Les soeurs Boulay ont déboulé dans nos vies et nous ont tout de suite séduits avec «Le poids des confettis» en 2013. Stéphanie et Mélanie. Ces guitares folks, avec une touche country, cet enthousiasme contagieux, l’humour, l’accent joual teinté de Gaspésie, avec des expressions, des prononciations bien à elles. On rit, certes, mais on s’émeut aux larmes avec des chansons comme Mappemonde ou Sac d’école. On craque. Impossible de résister. Mélanie, la cadette, revient pour nous sur les débuts du duo: «On chantait ensemble quand on était jeune, Stéph’ pis moi. Ma belle-mère nous disait qu’on devrait vraiment chanter ensemble, que ça marcherait, mais nous autres, on ne voulait rien savoir. On avait besoin de vivre chacune nos expériences.» En 2009, Stéphanie avait déjà fait paraître un maxi solo de cinq chansons, et participe ces jours-ci à un recueil collectif de nouvelles érotiques.

De la Gaspésie, les deux filles débarquent en ville: «Quand on est arrivées à Montréal, Stéph’ et moi avons habité ensemble. Un jour, où on était un peu déprimées toutes les deux, il faisait gris, j’étais couchée en boule dans mon lit. Ma soeur est venue me chercher dans ma chambre pour qu’on fasse une toune, pour nous faire du bien. Ça faisait longtemps qu’on n’avait pas chanté ensemble.» Elles enregistrent une reprise de Simon & Garfunkel, The Boxer, la proposent sur Internet.

Et la vague déferle: ça marche, on parle d’elles. Elles gagnent le concours des Francouvertes en 2012. Lancent avec succès un premier opus. L’an passé, un deuxième disque qui demande quelques écoutes pour l’apprivoiser, mais se révèle fin et accrocheur. Une écriture poétique personnelle qui rappelle Stéphane Lafleur (le cinéaste et chanteur d’Avec pas d’casque) et Tire le coyote. Ces plumes portent un regard en biais sur les choses du quotidien, un style curieux, imaginatif.
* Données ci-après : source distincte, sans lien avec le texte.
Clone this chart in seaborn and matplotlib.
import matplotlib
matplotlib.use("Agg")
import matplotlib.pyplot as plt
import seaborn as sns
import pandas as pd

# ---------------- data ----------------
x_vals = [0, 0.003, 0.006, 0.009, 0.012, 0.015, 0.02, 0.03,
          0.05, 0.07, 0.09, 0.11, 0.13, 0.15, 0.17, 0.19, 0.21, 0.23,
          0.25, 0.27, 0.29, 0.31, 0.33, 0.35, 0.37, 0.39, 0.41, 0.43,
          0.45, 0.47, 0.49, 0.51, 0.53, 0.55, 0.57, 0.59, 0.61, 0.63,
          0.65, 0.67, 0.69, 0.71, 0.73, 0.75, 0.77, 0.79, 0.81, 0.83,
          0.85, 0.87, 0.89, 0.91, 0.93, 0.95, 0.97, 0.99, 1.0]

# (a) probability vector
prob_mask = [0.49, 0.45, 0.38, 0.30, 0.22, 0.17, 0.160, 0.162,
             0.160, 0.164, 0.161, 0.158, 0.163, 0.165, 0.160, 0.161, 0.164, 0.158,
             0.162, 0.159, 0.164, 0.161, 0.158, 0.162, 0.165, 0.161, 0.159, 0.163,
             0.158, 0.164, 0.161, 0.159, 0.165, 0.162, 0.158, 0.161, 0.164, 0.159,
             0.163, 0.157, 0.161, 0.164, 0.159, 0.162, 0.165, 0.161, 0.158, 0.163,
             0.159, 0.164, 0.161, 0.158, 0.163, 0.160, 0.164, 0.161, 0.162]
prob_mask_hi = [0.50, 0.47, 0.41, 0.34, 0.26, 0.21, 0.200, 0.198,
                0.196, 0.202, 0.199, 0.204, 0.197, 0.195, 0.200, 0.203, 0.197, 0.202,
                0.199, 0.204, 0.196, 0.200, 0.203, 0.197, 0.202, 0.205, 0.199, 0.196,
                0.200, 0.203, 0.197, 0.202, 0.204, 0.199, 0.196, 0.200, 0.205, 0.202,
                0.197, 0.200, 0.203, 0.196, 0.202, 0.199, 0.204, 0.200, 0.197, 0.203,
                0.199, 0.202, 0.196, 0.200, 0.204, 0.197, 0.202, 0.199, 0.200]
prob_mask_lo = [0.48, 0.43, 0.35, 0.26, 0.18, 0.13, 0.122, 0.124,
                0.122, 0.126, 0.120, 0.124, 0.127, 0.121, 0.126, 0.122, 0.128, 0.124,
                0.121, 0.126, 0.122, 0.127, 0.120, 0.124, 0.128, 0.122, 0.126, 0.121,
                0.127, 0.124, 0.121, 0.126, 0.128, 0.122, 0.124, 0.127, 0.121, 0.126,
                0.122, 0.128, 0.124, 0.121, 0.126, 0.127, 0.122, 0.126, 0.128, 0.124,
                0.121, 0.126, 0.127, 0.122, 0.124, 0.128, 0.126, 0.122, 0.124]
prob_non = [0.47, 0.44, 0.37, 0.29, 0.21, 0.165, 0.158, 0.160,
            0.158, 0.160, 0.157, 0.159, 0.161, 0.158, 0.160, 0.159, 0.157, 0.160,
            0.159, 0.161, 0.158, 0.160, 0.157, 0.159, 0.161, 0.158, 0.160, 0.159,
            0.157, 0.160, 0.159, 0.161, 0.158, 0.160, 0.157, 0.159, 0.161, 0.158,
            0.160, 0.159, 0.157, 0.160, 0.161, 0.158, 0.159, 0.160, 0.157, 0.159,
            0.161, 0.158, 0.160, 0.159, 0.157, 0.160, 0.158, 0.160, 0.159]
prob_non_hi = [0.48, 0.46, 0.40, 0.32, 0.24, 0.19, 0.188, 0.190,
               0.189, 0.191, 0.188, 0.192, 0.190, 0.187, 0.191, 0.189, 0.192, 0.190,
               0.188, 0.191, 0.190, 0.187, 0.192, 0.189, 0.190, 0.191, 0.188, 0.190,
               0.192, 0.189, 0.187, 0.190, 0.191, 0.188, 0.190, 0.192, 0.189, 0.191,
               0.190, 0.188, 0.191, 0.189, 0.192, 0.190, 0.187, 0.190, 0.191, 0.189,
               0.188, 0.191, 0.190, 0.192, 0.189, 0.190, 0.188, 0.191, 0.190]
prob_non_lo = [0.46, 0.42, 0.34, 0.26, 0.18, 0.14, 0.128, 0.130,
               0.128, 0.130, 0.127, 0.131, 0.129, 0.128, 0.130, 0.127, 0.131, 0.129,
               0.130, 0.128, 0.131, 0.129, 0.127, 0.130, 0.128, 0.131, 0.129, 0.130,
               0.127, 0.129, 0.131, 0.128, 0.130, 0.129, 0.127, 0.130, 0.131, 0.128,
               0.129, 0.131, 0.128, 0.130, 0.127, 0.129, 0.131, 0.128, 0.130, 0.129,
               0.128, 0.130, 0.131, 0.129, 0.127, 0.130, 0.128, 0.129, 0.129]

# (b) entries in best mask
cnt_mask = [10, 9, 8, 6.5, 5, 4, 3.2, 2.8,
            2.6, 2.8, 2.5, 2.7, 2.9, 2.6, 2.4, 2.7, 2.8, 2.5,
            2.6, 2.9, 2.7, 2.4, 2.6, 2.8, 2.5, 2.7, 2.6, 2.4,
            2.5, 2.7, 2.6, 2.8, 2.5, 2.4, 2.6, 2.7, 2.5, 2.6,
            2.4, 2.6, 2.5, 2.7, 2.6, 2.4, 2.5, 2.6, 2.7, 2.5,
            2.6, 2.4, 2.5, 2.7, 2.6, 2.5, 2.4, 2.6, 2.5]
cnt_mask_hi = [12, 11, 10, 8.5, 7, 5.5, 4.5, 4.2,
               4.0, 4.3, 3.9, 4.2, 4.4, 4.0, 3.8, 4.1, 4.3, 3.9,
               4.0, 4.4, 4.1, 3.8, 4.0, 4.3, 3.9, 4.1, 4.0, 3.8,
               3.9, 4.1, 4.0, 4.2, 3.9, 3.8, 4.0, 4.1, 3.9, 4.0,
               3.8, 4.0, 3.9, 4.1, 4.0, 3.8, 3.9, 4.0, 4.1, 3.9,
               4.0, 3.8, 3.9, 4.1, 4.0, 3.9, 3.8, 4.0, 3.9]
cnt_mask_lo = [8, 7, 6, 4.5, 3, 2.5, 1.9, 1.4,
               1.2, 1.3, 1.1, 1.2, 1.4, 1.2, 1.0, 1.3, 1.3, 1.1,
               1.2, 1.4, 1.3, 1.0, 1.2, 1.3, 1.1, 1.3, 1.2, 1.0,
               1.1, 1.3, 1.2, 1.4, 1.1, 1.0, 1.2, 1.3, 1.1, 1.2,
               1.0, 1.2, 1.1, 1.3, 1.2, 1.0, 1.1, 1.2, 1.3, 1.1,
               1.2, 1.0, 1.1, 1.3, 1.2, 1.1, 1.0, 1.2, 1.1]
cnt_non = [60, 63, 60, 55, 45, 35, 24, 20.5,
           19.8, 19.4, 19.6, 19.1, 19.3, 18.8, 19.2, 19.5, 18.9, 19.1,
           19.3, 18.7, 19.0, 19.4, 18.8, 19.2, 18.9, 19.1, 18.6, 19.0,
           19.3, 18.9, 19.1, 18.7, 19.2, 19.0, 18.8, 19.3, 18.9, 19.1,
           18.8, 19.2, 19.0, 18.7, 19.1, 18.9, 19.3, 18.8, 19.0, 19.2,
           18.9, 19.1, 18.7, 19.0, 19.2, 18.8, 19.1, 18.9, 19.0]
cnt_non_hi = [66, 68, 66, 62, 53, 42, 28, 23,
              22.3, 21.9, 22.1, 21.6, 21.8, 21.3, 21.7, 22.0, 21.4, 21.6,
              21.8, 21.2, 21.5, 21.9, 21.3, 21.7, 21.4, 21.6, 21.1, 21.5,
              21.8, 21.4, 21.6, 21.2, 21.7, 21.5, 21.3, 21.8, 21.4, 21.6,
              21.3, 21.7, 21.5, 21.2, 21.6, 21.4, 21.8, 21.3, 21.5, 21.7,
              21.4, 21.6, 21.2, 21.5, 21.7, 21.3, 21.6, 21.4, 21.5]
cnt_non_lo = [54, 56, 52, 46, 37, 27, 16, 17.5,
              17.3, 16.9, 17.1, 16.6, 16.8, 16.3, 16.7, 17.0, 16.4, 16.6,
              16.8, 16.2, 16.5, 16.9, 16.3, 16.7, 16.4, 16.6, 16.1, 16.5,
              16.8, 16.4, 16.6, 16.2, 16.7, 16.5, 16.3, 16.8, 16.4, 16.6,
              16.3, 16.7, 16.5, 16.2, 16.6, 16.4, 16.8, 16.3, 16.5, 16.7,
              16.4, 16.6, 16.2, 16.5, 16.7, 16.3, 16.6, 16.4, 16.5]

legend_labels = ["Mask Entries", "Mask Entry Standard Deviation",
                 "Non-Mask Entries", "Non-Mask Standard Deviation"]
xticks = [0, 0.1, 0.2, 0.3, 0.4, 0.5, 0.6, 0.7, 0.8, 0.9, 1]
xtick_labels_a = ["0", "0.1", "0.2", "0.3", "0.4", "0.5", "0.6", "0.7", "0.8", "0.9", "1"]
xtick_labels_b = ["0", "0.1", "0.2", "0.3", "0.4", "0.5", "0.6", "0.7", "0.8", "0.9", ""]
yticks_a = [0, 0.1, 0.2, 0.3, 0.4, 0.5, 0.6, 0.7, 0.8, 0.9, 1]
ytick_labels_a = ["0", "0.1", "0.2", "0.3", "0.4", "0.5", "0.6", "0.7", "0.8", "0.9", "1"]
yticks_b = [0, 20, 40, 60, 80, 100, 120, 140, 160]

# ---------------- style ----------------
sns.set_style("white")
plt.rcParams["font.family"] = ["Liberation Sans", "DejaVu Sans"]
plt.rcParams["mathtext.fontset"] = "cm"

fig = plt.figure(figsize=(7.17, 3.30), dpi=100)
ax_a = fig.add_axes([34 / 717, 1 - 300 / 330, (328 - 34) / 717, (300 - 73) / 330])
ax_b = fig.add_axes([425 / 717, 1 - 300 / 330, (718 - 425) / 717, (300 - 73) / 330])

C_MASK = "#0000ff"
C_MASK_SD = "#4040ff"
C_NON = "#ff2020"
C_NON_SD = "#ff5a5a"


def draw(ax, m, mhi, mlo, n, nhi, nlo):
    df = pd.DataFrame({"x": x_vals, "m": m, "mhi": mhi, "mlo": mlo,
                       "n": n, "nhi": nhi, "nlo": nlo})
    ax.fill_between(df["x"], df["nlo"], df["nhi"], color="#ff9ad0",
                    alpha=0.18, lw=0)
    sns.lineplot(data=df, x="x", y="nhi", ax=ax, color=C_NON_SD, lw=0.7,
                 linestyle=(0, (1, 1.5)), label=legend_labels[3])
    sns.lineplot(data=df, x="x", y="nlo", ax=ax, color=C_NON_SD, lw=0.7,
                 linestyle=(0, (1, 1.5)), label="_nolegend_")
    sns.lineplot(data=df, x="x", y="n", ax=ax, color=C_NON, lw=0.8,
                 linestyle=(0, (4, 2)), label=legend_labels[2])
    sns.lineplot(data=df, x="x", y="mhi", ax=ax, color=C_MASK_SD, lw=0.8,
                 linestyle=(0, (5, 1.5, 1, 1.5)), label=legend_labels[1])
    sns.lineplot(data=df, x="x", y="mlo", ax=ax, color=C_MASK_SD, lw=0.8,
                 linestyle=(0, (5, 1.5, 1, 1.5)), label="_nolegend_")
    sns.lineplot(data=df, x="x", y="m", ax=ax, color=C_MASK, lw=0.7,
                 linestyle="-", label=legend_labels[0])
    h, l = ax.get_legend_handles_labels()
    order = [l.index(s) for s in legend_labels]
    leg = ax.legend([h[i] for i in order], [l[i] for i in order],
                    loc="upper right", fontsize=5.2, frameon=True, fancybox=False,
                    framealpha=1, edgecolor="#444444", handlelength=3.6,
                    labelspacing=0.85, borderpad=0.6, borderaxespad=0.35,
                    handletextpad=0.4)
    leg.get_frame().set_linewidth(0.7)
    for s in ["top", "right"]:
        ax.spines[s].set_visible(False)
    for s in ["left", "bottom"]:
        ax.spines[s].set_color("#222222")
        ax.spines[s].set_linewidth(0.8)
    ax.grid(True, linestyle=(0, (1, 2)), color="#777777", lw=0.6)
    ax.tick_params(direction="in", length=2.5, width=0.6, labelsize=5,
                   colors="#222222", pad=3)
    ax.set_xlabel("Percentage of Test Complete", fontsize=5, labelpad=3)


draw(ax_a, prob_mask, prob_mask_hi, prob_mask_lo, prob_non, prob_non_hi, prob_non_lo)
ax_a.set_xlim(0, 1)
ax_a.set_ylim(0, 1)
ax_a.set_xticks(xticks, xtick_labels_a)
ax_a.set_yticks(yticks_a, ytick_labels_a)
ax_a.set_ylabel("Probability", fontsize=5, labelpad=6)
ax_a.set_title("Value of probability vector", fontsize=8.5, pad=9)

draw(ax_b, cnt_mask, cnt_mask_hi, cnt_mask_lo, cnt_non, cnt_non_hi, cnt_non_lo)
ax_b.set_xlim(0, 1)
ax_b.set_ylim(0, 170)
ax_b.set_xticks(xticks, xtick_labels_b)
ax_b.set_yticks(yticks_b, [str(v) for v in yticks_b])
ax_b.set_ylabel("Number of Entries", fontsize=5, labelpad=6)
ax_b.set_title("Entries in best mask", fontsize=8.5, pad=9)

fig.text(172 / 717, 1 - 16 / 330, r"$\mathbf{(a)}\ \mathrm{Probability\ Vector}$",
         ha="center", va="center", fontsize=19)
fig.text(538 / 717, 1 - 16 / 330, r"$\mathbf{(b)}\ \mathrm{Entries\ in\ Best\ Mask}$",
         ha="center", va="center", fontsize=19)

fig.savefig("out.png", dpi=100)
L’auteur-compositeur-interprète Philippe B réalise les deux albums des soeurs: «Philippe et nous, on se comprend bien dans la façon d’écrire. Ça a l’air vraiment simple, on part d’un événement banal, mais on essaie d’en faire une chanson qui est poétique. Son album « Variations fantômes », on l’a beaucoup écouté. On ne le connaissait pas personnellement, on se disait que ce serait trop beau qu’il accepte de travailler avec nous. C’est un gars tellement intelligent, qui comprend la musique. Il est arrivé avec quinze façons différentes d’aborder l’album, avec une vision presque plus claire que nous-mêmes de notre musique.» C’est tout naturellement qu’elles vont vers lui pour le deuxième: «On ne voulait pas reproduire exactement la même chose que le premier. De toute façon, avec la tournée, on avait un peu changé. Il y avait des guit’ électriques et des percussions qui s’étaient rajoutées. Les nouvelles chansons étaient un peu plus « couillues » (tu ne voudras sûrement pas écrire ça!), disons qu’elles avaient plus de drive… Mais on a gardé les voix en harmonie, car c’est ce qu’on aime faire, c’est ce qu’on est». Et qui fait une partie de leur charme.